Crecimos rezando "que se riegue agua pero no trago" y haciendo vacas para garrafas, que son la medida de nuestra jeta.

Siempre hay una razón para tomar. Los intermedios de tiempo entre una noche de tragos y la otra cada vez se hacen más cortos. La inversión etílica que hacemos mensualmente se torna insostenible. Se calcula que el gasto promedio por habitante en Colombia de bebidas alcohólicas es de 500 mil pesos; por eso toca seguir jartando guaro que es lo barato.

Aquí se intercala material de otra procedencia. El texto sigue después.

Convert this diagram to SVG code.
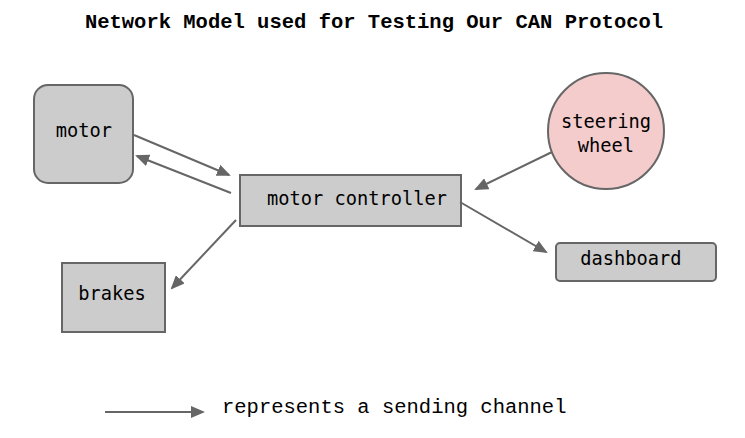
<svg xmlns="http://www.w3.org/2000/svg" width="745" height="438" viewBox="0 0 745 438">
<style>
.node{fill:#cccccc;stroke:#666666;stroke-width:2}
.lbl{font-family:"DejaVu Sans Mono","Liberation Mono",monospace;font-size:18.7px;fill:#000;text-anchor:middle}
.con line{stroke:#666666;stroke-width:2;marker-end:url(#ah)}
</style>
<defs>
<marker id="ah" markerWidth="7" markerHeight="6" refX="6" refY="3" orient="auto" markerUnits="strokeWidth">
<path d="M0,0 L7,3 L0,6 Z" fill="#666666"/>
</marker>
</defs>
<rect width="745" height="438" fill="#ffffff"/>
<text x="374" y="28" font-family="'Liberation Mono',monospace" font-size="20.5" font-weight="bold" text-anchor="middle">Network Model used for Testing Our CAN Protocol</text>
<g id="motor"><rect class="node" x="34" y="85" width="99" height="98" rx="14"/><text class="lbl" x="84" y="137">motor</text></g>
<g id="motor-controller"><rect class="node" x="240" y="175" width="221" height="51"/><text class="lbl" x="357" y="205">motor controller</text></g>
<g id="brakes"><rect class="node" x="62" y="263" width="103" height="69"/><text class="lbl" x="112" y="300">brakes</text></g>
<g id="steering-wheel"><circle cx="606" cy="131" r="58" fill="#f4cccc" stroke="#666666" stroke-width="2"/><text class="lbl" x="606" y="128">steering</text><text class="lbl" x="606" y="152">wheel</text></g>
<g id="dashboard"><rect class="node" x="556" y="243" width="160" height="38" rx="4"/><text class="lbl" x="631" y="265">dashboard</text></g>
<g id="connectors" class="con">
<line x1="134" y1="135" x2="229" y2="175"/>
<line x1="231" y1="193" x2="137" y2="156"/>
<line x1="236" y1="220" x2="172" y2="288"/>
<line x1="552" y1="152" x2="476" y2="189"/>
<line x1="460" y1="202" x2="546" y2="252"/>
<line x1="105" y1="412" x2="203" y2="412"/>
</g>
<text x="222" y="413" font-family="'Liberation Mono',monospace" font-size="20.5">represents a sending channel</text>
</svg>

Las voces de oposición al consumo de alcohol se hacen cada vez más agudas y con descarada seguridad seguimos afirmando que el licor no puede ser malo para el organismo cuando al ingerirlo se invoca a la salud, sería irónico. Poco a poco las seguidas intoxicaciones nos producen lagunas mentales que no consideramos efectos secundarios sino voluntarias ediciones de nuestra vida, después de todo siempre queremos quedarnos con lo mejor.

La cirrosis hepática, la pancreatitis, la ictericia y los dolores de riñón nos acechan como almas perdidas, esas mismas por las que brindamos echando el primer trago al aire. Soñamos con el glorioso día en que el guayabo sea declarado incapacidad remunerada y nos parece lógico que pongan sillas amarillas en Transmilenio para enguayabados. En vez de dejar de tomar preferimos entregar las llaves y que otro maneje nuestro carro mientras nos descerebramos.

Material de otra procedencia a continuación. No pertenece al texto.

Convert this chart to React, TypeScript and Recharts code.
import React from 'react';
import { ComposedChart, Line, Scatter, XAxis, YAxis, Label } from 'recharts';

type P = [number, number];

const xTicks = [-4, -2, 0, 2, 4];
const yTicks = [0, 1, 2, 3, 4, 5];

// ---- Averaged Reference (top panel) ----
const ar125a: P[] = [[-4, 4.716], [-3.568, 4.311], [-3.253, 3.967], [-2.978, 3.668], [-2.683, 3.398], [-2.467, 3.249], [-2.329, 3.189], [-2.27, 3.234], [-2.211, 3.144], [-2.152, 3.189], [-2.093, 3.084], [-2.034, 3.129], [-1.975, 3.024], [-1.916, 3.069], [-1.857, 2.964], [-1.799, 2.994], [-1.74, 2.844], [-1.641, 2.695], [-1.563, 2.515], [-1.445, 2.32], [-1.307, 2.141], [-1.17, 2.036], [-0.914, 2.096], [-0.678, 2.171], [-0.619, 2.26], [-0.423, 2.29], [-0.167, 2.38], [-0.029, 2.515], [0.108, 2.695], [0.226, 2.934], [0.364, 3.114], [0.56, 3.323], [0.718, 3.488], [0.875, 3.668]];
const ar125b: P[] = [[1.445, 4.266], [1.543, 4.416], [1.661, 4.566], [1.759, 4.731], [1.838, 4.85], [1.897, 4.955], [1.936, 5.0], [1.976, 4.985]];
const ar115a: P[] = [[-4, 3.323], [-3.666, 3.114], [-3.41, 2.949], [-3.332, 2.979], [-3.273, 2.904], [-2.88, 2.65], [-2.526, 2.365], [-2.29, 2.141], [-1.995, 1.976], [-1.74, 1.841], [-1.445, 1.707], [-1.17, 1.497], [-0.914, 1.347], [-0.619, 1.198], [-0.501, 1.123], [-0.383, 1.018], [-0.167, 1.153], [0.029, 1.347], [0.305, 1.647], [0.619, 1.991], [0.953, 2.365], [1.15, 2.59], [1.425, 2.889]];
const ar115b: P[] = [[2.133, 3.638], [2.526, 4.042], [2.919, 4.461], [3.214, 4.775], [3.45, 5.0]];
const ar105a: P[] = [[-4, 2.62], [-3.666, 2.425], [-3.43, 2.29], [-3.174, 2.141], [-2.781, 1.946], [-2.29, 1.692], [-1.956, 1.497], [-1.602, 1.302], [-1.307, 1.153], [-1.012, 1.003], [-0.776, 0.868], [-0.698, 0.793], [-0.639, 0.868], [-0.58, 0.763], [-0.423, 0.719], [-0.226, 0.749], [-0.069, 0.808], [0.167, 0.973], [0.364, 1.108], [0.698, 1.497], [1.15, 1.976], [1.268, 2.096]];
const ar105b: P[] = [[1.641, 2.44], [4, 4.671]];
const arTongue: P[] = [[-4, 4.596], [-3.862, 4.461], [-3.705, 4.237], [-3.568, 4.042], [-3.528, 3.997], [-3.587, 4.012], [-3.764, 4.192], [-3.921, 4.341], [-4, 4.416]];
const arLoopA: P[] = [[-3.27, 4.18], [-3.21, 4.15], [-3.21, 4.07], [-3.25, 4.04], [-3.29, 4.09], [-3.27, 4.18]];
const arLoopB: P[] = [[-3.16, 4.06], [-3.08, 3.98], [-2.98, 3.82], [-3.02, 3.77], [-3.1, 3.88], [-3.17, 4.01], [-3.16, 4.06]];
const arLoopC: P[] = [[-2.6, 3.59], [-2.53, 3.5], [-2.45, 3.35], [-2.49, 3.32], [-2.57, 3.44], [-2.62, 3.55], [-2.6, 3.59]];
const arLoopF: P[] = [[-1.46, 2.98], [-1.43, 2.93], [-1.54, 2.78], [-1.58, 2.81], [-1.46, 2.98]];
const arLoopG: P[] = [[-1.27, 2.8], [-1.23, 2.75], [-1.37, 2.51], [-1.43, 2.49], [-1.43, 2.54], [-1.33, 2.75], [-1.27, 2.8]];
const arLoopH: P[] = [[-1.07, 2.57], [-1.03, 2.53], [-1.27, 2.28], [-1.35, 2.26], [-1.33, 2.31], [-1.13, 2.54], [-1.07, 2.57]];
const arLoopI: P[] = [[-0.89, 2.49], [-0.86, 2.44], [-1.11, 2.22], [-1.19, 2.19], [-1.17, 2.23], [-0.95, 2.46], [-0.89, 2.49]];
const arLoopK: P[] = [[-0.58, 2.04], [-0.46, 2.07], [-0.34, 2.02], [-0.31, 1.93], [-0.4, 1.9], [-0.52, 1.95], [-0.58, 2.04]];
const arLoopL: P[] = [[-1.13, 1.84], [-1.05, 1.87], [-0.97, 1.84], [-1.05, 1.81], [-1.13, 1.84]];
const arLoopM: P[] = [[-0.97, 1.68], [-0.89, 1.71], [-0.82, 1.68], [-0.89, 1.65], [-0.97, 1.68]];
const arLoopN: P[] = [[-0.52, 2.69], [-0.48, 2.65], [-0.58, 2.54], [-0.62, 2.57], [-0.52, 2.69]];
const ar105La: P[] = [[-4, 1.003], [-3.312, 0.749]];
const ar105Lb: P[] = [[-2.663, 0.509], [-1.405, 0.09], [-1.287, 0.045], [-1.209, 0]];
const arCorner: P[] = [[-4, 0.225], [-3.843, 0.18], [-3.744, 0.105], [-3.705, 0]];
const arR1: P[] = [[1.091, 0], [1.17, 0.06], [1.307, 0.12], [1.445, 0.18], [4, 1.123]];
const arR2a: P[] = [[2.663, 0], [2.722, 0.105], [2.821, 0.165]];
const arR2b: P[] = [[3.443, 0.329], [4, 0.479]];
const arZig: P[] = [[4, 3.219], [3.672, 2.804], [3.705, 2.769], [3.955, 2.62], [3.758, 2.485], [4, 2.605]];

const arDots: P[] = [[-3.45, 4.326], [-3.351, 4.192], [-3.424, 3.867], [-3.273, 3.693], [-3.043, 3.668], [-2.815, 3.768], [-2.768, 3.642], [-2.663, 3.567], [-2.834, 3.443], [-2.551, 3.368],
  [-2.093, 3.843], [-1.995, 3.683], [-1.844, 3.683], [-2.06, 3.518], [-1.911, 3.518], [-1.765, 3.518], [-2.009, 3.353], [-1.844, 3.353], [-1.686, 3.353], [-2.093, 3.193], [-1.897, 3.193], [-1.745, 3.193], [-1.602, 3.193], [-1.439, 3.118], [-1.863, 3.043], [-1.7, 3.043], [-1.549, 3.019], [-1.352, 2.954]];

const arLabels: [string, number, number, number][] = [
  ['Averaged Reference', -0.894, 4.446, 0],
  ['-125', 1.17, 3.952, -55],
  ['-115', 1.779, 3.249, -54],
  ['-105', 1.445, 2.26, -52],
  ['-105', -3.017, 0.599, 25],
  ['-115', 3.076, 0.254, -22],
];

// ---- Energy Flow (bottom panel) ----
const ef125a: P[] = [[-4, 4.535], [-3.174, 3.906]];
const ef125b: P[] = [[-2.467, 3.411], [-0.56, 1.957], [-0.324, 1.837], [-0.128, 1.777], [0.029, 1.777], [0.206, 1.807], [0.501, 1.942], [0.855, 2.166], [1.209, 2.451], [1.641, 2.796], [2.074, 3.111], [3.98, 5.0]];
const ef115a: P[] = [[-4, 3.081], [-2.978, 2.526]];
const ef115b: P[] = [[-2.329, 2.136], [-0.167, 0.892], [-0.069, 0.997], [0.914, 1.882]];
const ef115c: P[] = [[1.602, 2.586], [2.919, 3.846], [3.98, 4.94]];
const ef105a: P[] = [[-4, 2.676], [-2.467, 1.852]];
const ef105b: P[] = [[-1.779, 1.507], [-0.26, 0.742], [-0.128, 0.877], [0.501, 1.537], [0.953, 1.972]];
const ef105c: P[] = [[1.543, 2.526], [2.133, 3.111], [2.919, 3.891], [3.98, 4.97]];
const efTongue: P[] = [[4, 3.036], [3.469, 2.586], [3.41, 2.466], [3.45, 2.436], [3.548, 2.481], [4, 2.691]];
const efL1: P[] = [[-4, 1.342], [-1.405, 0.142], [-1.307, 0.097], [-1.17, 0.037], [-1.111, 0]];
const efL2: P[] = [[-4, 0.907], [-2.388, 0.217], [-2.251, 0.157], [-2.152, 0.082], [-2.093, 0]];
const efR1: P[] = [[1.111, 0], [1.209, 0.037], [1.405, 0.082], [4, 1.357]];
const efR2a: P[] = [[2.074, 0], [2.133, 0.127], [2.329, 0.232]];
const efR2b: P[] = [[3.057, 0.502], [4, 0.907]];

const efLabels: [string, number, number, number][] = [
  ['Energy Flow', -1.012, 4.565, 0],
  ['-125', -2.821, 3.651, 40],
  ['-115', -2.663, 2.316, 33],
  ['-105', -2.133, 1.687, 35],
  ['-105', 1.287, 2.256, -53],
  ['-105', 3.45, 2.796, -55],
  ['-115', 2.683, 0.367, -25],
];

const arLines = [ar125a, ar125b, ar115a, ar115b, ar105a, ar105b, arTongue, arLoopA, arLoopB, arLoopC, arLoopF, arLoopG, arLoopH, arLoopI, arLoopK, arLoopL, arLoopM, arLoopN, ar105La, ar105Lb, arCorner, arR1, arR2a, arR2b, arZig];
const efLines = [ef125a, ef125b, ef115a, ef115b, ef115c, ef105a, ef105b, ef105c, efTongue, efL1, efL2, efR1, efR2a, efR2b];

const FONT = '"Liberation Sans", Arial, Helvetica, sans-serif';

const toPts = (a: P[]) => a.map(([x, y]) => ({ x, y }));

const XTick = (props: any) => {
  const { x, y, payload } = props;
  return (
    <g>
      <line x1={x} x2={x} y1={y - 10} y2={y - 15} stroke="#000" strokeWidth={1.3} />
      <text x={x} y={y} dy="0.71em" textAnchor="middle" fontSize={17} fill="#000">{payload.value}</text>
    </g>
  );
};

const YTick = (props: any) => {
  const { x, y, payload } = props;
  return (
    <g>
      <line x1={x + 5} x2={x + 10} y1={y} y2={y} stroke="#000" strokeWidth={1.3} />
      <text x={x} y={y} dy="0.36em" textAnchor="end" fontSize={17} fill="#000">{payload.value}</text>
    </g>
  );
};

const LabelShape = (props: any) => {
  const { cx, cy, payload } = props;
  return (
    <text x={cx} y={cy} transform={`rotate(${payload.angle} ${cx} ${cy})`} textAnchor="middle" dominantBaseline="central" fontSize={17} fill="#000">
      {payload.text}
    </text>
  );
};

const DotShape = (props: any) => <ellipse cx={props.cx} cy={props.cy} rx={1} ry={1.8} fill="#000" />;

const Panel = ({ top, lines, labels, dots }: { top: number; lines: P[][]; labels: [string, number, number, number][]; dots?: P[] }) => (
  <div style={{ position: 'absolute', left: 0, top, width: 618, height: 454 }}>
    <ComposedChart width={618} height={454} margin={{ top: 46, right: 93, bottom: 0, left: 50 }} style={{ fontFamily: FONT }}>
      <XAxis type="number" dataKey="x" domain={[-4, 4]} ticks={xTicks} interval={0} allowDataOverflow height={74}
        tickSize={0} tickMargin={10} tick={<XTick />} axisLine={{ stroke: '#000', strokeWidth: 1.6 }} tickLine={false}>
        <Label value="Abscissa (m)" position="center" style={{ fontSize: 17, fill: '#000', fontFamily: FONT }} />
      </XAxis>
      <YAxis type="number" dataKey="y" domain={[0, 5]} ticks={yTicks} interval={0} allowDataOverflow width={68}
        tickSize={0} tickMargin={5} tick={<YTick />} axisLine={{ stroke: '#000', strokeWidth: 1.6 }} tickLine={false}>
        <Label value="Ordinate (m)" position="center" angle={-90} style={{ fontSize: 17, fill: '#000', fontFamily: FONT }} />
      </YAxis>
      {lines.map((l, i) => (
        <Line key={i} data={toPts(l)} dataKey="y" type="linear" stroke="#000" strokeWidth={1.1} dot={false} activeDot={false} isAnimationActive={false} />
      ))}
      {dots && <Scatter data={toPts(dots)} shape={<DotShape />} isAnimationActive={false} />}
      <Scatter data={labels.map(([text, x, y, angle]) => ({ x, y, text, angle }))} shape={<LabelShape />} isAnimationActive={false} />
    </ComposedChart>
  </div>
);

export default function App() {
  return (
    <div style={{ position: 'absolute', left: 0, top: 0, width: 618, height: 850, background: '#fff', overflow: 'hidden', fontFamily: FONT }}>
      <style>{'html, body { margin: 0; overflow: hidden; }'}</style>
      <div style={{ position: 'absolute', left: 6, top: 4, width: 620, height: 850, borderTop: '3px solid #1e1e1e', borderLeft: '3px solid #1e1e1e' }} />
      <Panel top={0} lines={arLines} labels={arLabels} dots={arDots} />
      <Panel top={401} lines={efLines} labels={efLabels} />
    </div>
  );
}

La cerveza no entra en la categoría de licor para nosotros, simplemente es un jugo de cebada, nutritivo y apto para consumirse a cualquier hora del día. Pedimos que nos lleven botellas de aguardiente, si vivimos en otro país. Día a día seguimos invocando la valentía que nos da el aguardiente, embellecedor universal.

Entre brindis y vómito se nos pasa la vida y nos damos cuenta de que ya no aguantamos ni las mismas cantidades ni las mismas calidades de alcohol; una gota de aguardiente nos bota una semana a la cama, la acidez estomacal, los mareos y la depresión parecen querer quedarse a convivir con nuestros maltrechos cuerpos para toda la vida. Beodos y viejos tenemos que resignarnos y apartar toda bebida de anís de nuestra vista. Con un bolsillo más sólido y una adicción incalculable tenemos que explorar el mundo de los destilados más finos: el paraíso.

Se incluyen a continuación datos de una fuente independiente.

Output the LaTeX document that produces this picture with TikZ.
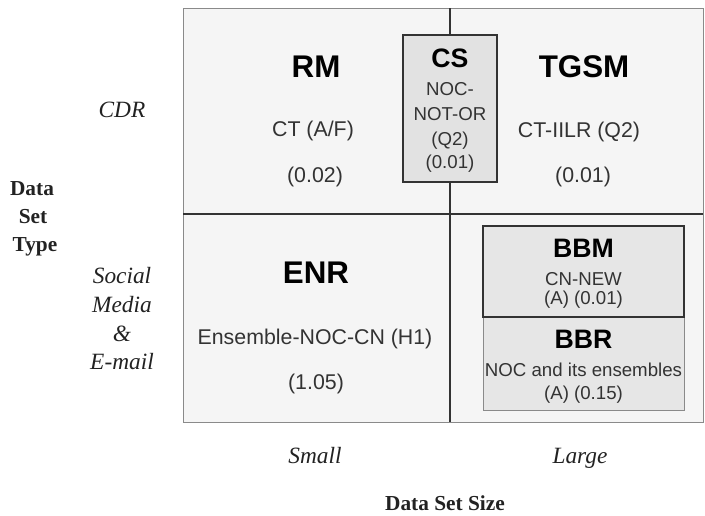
\documentclass[tikz,border=0pt]{standalone}
\usepackage{fontspec}
\setmainfont{Liberation Serif}
\newfontfamily\arialf{Liberation Sans}
\definecolor{quadfill}{HTML}{F5F5F5}
\definecolor{quadline}{HTML}{8A8A8A}
\definecolor{darkline}{HTML}{333333}
\definecolor{csfill}{HTML}{E2E2E2}
\definecolor{bbfill}{HTML}{E6E6E6}
\definecolor{subtext}{HTML}{333333}
\definecolor{serifcol}{HTML}{222222}
\begin{document}
\begin{tikzpicture}[x=0.75pt,y=-0.75pt,
  quad/.style={fill=quadfill,draw=quadline,line width=0.75pt},
  cross/.style={draw=darkline,line width=0.9pt},
  bigtitle/.style={anchor=base,inner sep=0pt,font=\arialf\bfseries\fontsize{23.5}{28}\selectfont,text=black},
  midtitle/.style={anchor=base,inner sep=0pt,font=\arialf\bfseries\fontsize{20}{24}\selectfont,text=black},
  regtext/.style={anchor=base,inner sep=0pt,font=\arialf\fontsize{16}{19}\selectfont,text=subtext},
  smalltext/.style={anchor=base,inner sep=0pt,font=\arialf\fontsize{14}{17}\selectfont,text=subtext},
  axislab/.style={anchor=base,inner sep=0pt,font=\itshape\fontsize{17.5}{21}\selectfont,text=serifcol},
  axistitle/.style={anchor=base,inner sep=0pt,font=\bfseries\fontsize{16}{19}\selectfont,text=serifcol}]
\useasboundingbox (0,0) rectangle (705,515);

% quadrants
\draw[quad] (183,8) rectangle (450,214);
\draw[quad] (450,8) rectangle (703,214);
\draw[quad] (183,214) rectangle (450,422);
\draw[quad] (450,214) rectangle (703,422);
\coordinate (vt) at (450,8);
\coordinate (vb) at (450,422);
\coordinate (hl) at (183,214);
\coordinate (hr) at (703,214);
\draw[cross] (vt) -- (vb);
\draw[cross] (hl) -- (hr);

% CS box
\draw[fill=csfill,draw=darkline,line width=0.9pt] (403,35) rectangle (497,182);
% BBM / BBR boxes
\draw[fill=bbfill,draw=quadline,line width=0.75pt] (483,317) rectangle (684,410);
\draw[fill=bbfill,draw=darkline,line width=0.9pt] (483,226) rectangle (684,317);

% RM
\node[bigtitle] (rm) at (316,77) {RM};
\node[regtext] (rmct) at (313,136) {CT (A/F)};
\node[regtext] (rmv) at (315,182) {(0.02)};
% TGSM
\node[bigtitle] (tgsm) at (584,77) {TGSM};
\node[regtext] (tgct) at (579,137) {CT-IILR (Q2)};
\node[regtext] (tgv) at (583,182) {(0.01)};
% CS
\node[midtitle] (cs) at (450,67) {CS};
\node[smalltext] (cs1) at (450,95) {NOC-};
\node[smalltext] (cs2) at (450,120) {NOT-OR};
\node[smalltext] (cs3) at (450,145) {(Q2)};
\node[smalltext] (cs4) at (450,168) {(0.01)};
% ENR
\node[bigtitle] (enr) at (316,283) {ENR};
\node[regtext] (enrct) at (315,344) {Ensemble-NOC-CN (H1)};
\node[regtext] (enrv) at (316,389) {(1.05)};
% BBM
\node[midtitle] (bbm) at (583.5,257) {BBM};
\node[smalltext] (bbm1) at (583.5,285) {CN-NEW};
\node[smalltext] (bbm2) at (583.5,304) {(A) (0.01)};
% BBR
\node[midtitle] (bbr) at (583.5,348) {BBR};
\node[smalltext] (bbr1) at (583.5,376) {NOC and its ensembles};
\node[smalltext] (bbr2) at (583.5,399) {(A) (0.15)};

% left axis
\node[axislab] (cdr) at (122,117) {CDR};
\node[axislab] (sm1) at (122,283) {Social};
\node[axislab] (sm2) at (122,312) {Media};
\node[axislab] (sm3) at (122,341) {\&};
\node[axislab] (sm4) at (122,369) {E-mail};
\node[axistitle] (dt1) at (32,195) {Data};
\node[axistitle] (dt2) at (33,223) {Set};
\node[axistitle] (dt3) at (35,251) {Type};

% bottom axis
\node[axislab] (small) at (315,463) {Small};
\node[axislab] (large) at (580,463) {Large};
\node[axistitle] (dss) at (445,510) {Data Set Size};
\end{tikzpicture}
\end{document}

Y experimentamos nuestra primera experiencia religiosa, descubrimos que la trinidad sí existe: Jameson, Bushmills, Black Label y Glenfiddich. Los aprendemos a querer, a saborear, tomamos poco para extender el hígado un rato más, rindiéndonos a los placeres de estas ambrosías irlandesas y escocesas. Y a la pregunta de si queremos un aguardiente doble con cara de triple, con implacable seguridad respondemos, quiero un trago de Glenfiddich en las rocas, aunque se me ampolle la jeta, ¡Salud!